A rinforzare le impressioni del 1867, seguirono le visite che feci lungo il Po, nella ricca e fertile Lombardia, durante le inondazioni del 1872. Quale miseria permanente, assoluta, sopportata con una pazienza che sapeva della disperata pace, pazienza di gente che nulla sperava da alcuno sulla terra! E fui testimone oculare del fatto, che i carabinieri e gl'ingegneri stessi dovettero portare via per forza famiglie dalle case pericolanti, le donne dicendo: «Meglio morire annegati tutti insieme, che morire a uno a uno di fame, di stenti, o di tifo».
Eppure a vedere gli uomini lavorare e faticare, ed arrischiare perfino la propria vita per trarre a salvamento la roba dei padroni, era cosa da destar meraviglia.
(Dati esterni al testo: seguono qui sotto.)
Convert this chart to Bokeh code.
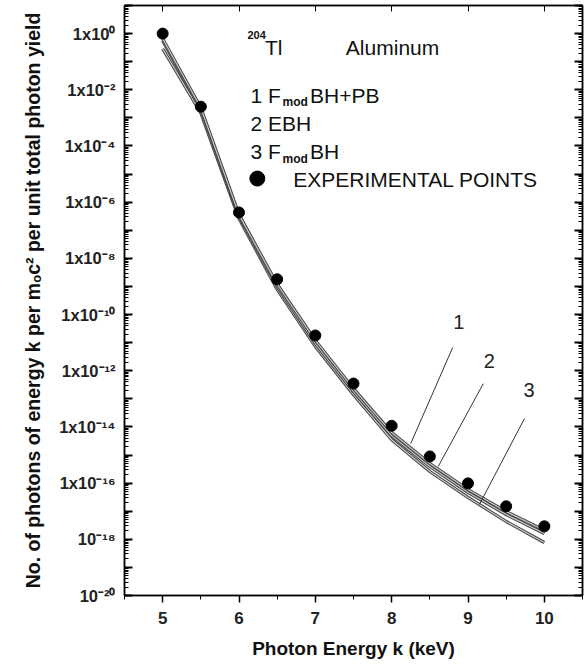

Ed il contadino lombardo sa il suo conto meglio del contadino meridionale, e più d'uno lì, parlando di certi proprietarii, i quali non vollero pagare per il rinforzo delle sponde e così impedire una possibile rotta, disse: «Peggio per loro, questa volta; sono di loro le viti e le raccolte; le braccia rimangono a noi.» Un po' più di questa logica ed i ricchi proprietarii ed affittuarii lombardi, veneti e mantovani, sarebbero costretti a migliorare per interesse, se non per giustizia, lo stato dei loro dipendenti.
Ancora più triste mi riescì una visita al Manicomio femminile di San Clemente di Venezia, ove il chiaro filantropo e medico primario di quel luogo di dolore mi disse e mi provò con i registri, che mentre fra le pazze, dodici sole furono colpite per vizii, sopra più di cinquecento, due terzi erano alienate per pellagra, cioè per essere esclusivamente, e spesso insufficientemente, nutrite di polenta e d'acqua non sempre sana e pura.